— BEGIN —
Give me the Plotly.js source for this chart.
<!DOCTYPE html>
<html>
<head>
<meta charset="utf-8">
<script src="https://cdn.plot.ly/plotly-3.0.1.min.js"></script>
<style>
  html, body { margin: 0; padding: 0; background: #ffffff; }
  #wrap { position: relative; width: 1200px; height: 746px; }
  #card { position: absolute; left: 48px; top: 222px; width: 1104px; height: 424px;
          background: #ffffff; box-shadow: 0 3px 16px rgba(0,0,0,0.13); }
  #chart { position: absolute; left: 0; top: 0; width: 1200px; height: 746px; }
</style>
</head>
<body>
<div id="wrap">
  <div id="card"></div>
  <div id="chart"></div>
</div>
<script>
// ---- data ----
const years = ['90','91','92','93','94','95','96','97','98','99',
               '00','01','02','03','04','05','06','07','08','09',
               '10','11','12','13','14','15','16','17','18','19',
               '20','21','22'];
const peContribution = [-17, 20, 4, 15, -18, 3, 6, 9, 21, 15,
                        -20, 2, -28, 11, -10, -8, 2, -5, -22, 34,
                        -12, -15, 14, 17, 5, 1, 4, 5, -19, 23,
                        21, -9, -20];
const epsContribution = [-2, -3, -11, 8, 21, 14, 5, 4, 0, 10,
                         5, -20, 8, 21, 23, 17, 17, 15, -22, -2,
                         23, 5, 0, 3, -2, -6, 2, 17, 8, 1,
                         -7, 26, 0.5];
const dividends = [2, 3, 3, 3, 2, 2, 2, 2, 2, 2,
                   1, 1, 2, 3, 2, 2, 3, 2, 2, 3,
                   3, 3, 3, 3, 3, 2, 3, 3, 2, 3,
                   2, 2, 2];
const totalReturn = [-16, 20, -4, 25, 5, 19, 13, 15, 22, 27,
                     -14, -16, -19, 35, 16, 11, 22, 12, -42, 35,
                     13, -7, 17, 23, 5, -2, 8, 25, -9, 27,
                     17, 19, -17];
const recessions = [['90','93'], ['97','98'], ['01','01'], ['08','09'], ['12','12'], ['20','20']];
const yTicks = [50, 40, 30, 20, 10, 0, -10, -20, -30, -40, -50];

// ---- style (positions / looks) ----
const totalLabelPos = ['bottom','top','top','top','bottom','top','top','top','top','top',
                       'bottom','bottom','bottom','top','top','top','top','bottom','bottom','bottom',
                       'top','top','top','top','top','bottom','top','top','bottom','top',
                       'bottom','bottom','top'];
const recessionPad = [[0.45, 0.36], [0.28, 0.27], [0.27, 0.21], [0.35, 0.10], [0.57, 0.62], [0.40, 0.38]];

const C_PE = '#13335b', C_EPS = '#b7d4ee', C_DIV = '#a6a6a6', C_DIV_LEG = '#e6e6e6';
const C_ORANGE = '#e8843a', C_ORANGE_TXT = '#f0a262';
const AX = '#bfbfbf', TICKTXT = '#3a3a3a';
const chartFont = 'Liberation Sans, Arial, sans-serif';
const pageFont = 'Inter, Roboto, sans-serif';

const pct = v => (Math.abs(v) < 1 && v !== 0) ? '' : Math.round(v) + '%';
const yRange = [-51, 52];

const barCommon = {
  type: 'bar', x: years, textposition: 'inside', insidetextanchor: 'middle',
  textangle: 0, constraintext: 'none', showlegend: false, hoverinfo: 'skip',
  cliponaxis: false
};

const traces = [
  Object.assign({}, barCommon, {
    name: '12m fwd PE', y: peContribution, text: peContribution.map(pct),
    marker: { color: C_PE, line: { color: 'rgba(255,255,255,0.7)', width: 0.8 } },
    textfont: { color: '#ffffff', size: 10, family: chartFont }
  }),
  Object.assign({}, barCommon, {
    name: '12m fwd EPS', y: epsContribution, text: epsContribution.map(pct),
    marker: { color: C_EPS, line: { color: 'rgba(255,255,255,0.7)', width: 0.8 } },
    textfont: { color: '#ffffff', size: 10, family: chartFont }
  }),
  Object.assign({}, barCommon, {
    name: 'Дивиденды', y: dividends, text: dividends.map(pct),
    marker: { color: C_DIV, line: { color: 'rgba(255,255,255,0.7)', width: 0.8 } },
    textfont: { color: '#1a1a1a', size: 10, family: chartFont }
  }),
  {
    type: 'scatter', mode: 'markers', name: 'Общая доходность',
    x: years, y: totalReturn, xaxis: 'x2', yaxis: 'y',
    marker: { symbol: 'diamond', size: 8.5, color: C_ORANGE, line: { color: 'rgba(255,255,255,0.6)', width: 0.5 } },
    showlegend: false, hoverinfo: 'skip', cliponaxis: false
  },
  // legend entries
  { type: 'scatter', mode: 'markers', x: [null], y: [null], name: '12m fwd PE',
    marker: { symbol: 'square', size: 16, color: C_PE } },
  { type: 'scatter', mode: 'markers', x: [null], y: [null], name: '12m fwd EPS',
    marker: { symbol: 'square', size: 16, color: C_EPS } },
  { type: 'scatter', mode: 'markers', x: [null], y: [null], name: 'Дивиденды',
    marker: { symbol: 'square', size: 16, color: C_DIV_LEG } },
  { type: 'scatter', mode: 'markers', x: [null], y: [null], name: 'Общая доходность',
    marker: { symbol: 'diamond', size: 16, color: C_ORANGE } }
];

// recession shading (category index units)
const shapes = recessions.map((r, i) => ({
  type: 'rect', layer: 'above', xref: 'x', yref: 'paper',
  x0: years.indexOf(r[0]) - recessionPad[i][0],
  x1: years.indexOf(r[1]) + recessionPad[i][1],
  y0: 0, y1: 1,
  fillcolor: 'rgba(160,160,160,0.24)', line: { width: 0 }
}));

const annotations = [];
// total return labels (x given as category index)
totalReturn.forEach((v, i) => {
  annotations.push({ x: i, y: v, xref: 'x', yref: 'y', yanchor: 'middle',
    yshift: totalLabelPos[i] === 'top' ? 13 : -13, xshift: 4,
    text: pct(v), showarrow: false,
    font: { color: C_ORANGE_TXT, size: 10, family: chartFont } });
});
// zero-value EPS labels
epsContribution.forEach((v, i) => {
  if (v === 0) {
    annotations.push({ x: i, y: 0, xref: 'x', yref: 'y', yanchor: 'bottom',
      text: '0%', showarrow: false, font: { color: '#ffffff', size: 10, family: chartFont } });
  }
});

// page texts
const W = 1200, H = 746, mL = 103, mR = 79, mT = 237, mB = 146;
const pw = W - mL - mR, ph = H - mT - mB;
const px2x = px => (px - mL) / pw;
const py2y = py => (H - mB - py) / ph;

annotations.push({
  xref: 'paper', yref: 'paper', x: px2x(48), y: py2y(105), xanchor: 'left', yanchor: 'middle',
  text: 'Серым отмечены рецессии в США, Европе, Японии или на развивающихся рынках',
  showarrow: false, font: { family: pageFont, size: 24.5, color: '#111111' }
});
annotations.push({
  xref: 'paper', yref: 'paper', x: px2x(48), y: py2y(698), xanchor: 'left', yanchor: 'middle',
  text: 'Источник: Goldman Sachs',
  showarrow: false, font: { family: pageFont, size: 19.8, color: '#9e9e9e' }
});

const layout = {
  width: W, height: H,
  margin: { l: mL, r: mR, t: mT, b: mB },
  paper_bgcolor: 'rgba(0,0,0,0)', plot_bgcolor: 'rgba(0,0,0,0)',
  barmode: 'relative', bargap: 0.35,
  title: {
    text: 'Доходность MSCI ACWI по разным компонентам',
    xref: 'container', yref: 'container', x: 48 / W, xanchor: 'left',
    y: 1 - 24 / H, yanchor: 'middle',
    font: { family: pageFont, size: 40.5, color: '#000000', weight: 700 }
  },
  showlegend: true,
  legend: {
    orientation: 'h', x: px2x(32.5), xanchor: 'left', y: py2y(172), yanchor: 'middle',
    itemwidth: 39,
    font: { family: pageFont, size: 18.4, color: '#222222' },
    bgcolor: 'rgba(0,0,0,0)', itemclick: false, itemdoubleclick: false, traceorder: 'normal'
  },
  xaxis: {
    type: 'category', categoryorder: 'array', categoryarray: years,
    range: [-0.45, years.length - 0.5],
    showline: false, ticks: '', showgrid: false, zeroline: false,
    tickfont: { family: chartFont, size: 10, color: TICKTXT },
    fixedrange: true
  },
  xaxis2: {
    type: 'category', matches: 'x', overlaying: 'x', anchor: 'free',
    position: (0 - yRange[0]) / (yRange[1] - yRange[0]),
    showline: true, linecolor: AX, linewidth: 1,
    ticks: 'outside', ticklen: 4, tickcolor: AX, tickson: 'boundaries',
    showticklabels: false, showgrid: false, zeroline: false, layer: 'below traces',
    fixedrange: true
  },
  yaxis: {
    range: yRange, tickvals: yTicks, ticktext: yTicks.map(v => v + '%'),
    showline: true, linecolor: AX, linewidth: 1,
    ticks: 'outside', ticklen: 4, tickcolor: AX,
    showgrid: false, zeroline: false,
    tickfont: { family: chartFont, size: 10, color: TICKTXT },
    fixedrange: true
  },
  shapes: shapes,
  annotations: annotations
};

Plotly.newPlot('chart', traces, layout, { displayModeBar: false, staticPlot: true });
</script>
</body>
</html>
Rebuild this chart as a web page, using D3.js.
— END —
| REQUIRED WORK |
Quote every line from the beginning of the entries up to and including the line that contains "-30, -40, -50];".

| WRITTEN REPLY |
Give me the Plotly.js source for this chart.
<!DOCTYPE html>
<html>
<head>
<meta charset="utf-8">
<script src="https://cdn.plot.ly/plotly-3.0.1.min.js"></script>
<style>
  html, body { margin: 0; padding: 0; background: #ffffff; }
  #wrap { position: relative; width: 1200px; height: 746px; }
  #card { position: absolute; left: 48px; top: 222px; width: 1104px; height: 424px;
          background: #ffffff; box-shadow: 0 3px 16px rgba(0,0,0,0.13); }
  #chart { position: absolute; left: 0; top: 0; width: 1200px; height: 746px; }
</style>
</head>
<body>
<div id="wrap">
  <div id="card"></div>
  <div id="chart"></div>
</div>
<script>
// ---- data ----
const years = ['90','91','92','93','94','95','96','97','98','99',
               '00','01','02','03','04','05','06','07','08','09',
               '10','11','12','13','14','15','16','17','18','19',
               '20','21','22'];
const peContribution = [-17, 20, 4, 15, -18, 3, 6, 9, 21, 15,
                        -20, 2, -28, 11, -10, -8, 2, -5, -22, 34,
                        -12, -15, 14, 17, 5, 1, 4, 5, -19, 23,
                        21, -9, -20];
const epsContribution = [-2, -3, -11, 8, 21, 14, 5, 4, 0, 10,
                         5, -20, 8, 21, 23, 17, 17, 15, -22, -2,
                         23, 5, 0, 3, -2, -6, 2, 17, 8, 1,
                         -7, 26, 0.5];
const dividends = [2, 3, 3, 3, 2, 2, 2, 2, 2, 2,
                   1, 1, 2, 3, 2, 2, 3, 2, 2, 3,
                   3, 3, 3, 3, 3, 2, 3, 3, 2, 3,
                   2, 2, 2];
const totalReturn = [-16, 20, -4, 25, 5, 19, 13, 15, 22, 27,
                     -14, -16, -19, 35, 16, 11, 22, 12, -42, 35,
                     13, -7, 17, 23, 5, -2, 8, 25, -9, 27,
                     17, 19, -17];
const recessions = [['90','93'], ['97','98'], ['01','01'], ['08','09'], ['12','12'], ['20','20']];
const yTicks = [50, 40, 30, 20, 10, 0, -10, -20, -30, -40, -50];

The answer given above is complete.